Staab, who died in 1896, began appearing on La Posada’s staircase and in her second-floor suite in the 1970s. Guests and staff spotted her or heard her speak. The dark rumors that arose around her, however, didn’t have much in common with what was known in the family. As far as the younger generations understood, Staab was a German-Jewish immigrant who became a member of high society, and her husband, Abraham Staab, was a powerful and generous businessman. Together they raised a large family. But local Santa Fe explanations for Julia’s restless spirit paint Abraham as a monster who kept his wife chained to a radiator because she went crazy after the death of her baby. Some speculate that she committed suicide — possibly with an overdose of laudanum — or even that Abraham murdered her.

Nordhaus grew up in Washington, D.C., and spent summers in New Mexico, where much of her extended family still lived. After college she worked as a ski instructor in Taos before eventually settling in Boulder.
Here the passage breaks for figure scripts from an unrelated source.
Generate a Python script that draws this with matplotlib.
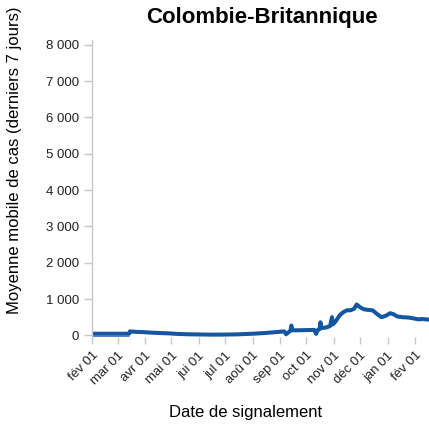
"""Moyenne mobile des cas en Colombie-Britannique (style Vega)."""

import datetime as dt

import matplotlib

matplotlib.use("Agg", force=True)
import matplotlib.pyplot as plt

TITLE = "Colombie-Britannique"
X_LABEL = "Date de signalement"
Y_LABEL = "Moyenne mobile de cas (derniers 7 jours)"

MONTH_LABELS = ("jan", "fév", "mar", "avr", "mai", "jui",
                "jul", "aoû", "sep", "oct", "nov", "déc")
Y_TICKS = [0, 1000, 2000, 3000, 4000, 5000, 6000, 7000, 8000]

# série principale (moyenne mobile 7 jours)
DATES = [
    "2020-02-01", "2020-03-14", "2020-03-15", "2020-03-22", "2020-03-30",
    "2020-04-08", "2020-04-18", "2020-04-28", "2020-05-08", "2020-05-20",
    "2020-06-01", "2020-06-15", "2020-07-01", "2020-07-15", "2020-08-01",
    "2020-08-15", "2020-08-28", "2020-09-06", "2020-09-08", "2020-09-13",
    "2020-09-14", "2020-09-15", "2020-09-22", "2020-10-01", "2020-10-10",
    "2020-10-12", "2020-10-14", "2020-10-16", "2020-10-17", "2020-10-18",
    "2020-10-24", "2020-10-28", "2020-10-30", "2020-10-31", "2020-11-03",
    "2020-11-08", "2020-11-12", "2020-11-16", "2020-11-20", "2020-11-24",
    "2020-11-27", "2020-12-01", "2020-12-05", "2020-12-10", "2020-12-15",
    "2020-12-20", "2020-12-25", "2020-12-30", "2021-01-04", "2021-01-08",
    "2021-01-12", "2021-01-18", "2021-01-25", "2021-01-30", "2021-02-05",
    "2021-02-10", "2021-02-18",
]
CASES = [
    45, 45, 110, 95, 90,
    75, 65, 55, 40, 30,
    25, 20, 22, 28, 45,
    65, 90, 110, 30, 130,
    270, 140, 140, 145, 150,
    40, 150, 170, 360, 200,
    220, 260, 500, 300, 380,
    560, 640, 690, 690, 730,
    850, 770, 720, 700, 690,
    590, 500, 540, 610, 580,
    520, 500, 490, 470, 440,
    450, 430,
]

# série secondaire (trait fin au début)
DATES_2 = ["2020-02-01", "2020-03-14"]
CASES_2 = [-25, -25]


def to_dates(values):
    return [dt.datetime.strptime(v, "%Y-%m-%d") for v in values]


def month_ticks(start, count):
    ticks = []
    year, month = start.year, start.month
    for _ in range(count):
        ticks.append(dt.datetime(year, month, 1))
        month += 1
        if month > 12:
            month, year = 1, year + 1
    return ticks


def main():
    plt.rcParams["font.family"] = ["Liberation Sans", "DejaVu Sans"]

    fig = plt.figure(figsize=(4.29, 4.30), dpi=100)
    ax = fig.add_axes([92 / 429, 93 / 430, 337 / 429, 297 / 430])

    ax.plot(to_dates(DATES_2), CASES_2, color="#4f86c6", linewidth=1.0,
            solid_capstyle="butt")
    ax.plot(to_dates(DATES), CASES, color="#1456a0", linewidth=2.9,
            solid_joinstyle="round")

    ax.set_xlim(dt.datetime(2020, 2, 1), dt.datetime(2021, 2, 17))
    ax.set_ylim(-45, 8130)
    ax.set_yticks(Y_TICKS, [f"{v:,}".replace(",", " ") for v in Y_TICKS])

    ticks = month_ticks(dt.datetime(2020, 2, 1), 13)
    labels = [f"{MONTH_LABELS[t.month - 1]} 01" for t in ticks]
    ax.set_xticks(ticks, labels, rotation=45, ha="right", va="top",
                  rotation_mode="anchor")

    for side in ("top", "right", "bottom"):
        ax.spines[side].set_visible(False)
    ax.spines["left"].set_color("#c8c8c8")
    ax.spines["left"].set_linewidth(1.0)

    ax.tick_params(axis="y", length=6, width=1, color="#c8c8c8",
                   labelsize=9.5, pad=3.5, labelcolor="#222222")
    ax.tick_params(axis="x", length=5, width=1, color="#c8c8c8",
                   labelsize=9.5, pad=4, labelcolor="#222222")

    fig.text(262 / 429, 1 - 18 / 430, TITLE, fontsize=16, fontweight="bold",
             ha="center", va="center")
    fig.text(246 / 429, 1 - 412 / 430, X_LABEL, fontsize=12,
             ha="center", va="center")
    fig.text(15 / 429, 1 - 160 / 430, Y_LABEL, fontsize=12, rotation=90,
             ha="center", va="center")

    fig.savefig("out.png", dpi=100)
    plt.close(fig)


if __name__ == "__main__":
    main()
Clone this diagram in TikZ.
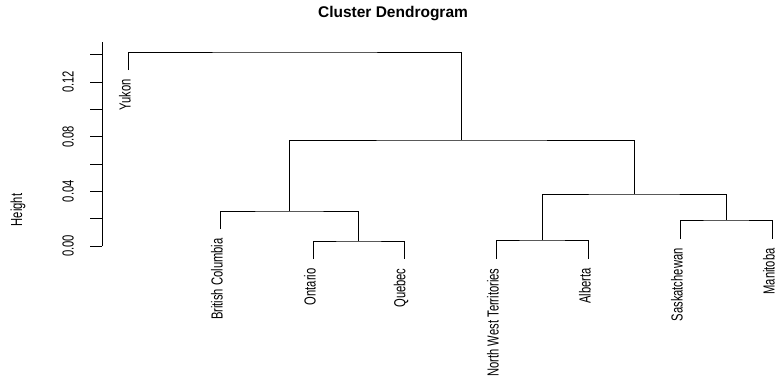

She is the author of the bestselling novel The Beekeeper’s Lament. A few years ago, while visiting her family’s home near Las Vegas, New Mexico, she came across a history written in 1980 by her great-aunt Lizzie. “It was this crazy story about my family that was a lot more complex than I’d been led to think,” she said. “It’s a story of sadness, madness, and forbidden love, drug addition, suicide, knives to the bosom, disinheritance, lawsuits, and family feuds.”